Conflict & Justice

US commander in Afghanistan fires Army general over comments


A military honor guard prepares to present colors at a departure ceremony for Afghanistan-bound soldiers on November 4, 2011 in Fort Carson, Colorado. The commander of U.S. and NATO troops in Afghanistan, Gen. John R. Allen, fired Major Gen. Peter Fuller, a senior U.S. Army general, on Friday for disparaging comments he made about President Hamid Karzai and the Afghan government.


John Moore

The commander of U.S. and NATO troops in Afghanistan fired a senior U.S. Army general Friday for disparaging President Hamid Karzai and calling the government's leaders erratic, ungrateful and "isolated from reality."

CNN reported:

Gen.
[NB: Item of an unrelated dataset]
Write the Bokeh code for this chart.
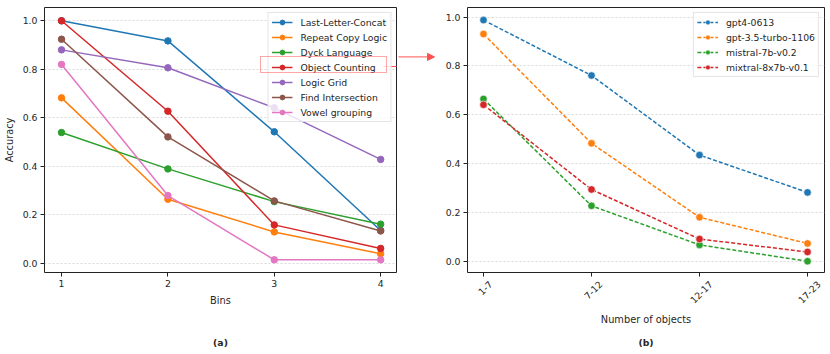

John R. Allen, commander of the International Security Assistance Force, said Major Gen. Peter Fuller was relieved of duty, effective immediately, for making "inappropriate public comments."

Fuller, a recent arrival to Afghanistan, was surprisingly frank in his views during an interview with Politico, saying among other things:

“We’re giving them fish while they’re learning, and they want more fish... [They say,] ‘I like swordfish, how come you’re giving me cod?’ Guess what? Cod’s on the menu today.”

He also blasted Karzai for remarking that Afghanistan would side with Pakistan in a war against the U.S., calling them "erratic" and adding, "Why don’t you just poke me in the eye with a needle! You’ve got to be kidding me. … I’m sorry, we just gave you $11.6 billion and now you’re telling me, ‘I don’t really care?'"

And he said the Afghans don't understand the extent to which the U.S. is in economic distress or the "sacrifices that America is making to provide for their security," according to the Associated Press.

Allen, in a statement reported by Wired, said: "These unfortunate comments are neither indicative of our current solid relationship with the government of Afghanistan, its leadership, or our joint commitment to prevail here in Afghanistan."

Allen also reportedly made a point of saying: "The Afghan people are an honorable people, and comments such as these will not keep us from accomplishing our most critical and shared mission — bringing about a stable, peaceful and prosperous Afghanistan."

Wired puts this spin on Fuller's indiscretion:

You would think that after the Rolling Stone profile that cost Stanley McChrystal his command in Afghanistan, generals would be extremely careful about venting steam to reporters. But no.

Fuller, a native of Andover, Mass., according to the AP,  graduated from the University of Vermont with a bachelor of arts in history and political science and also holds a master's degree in public administration from Shippensburg University in Shippensburg, Pa.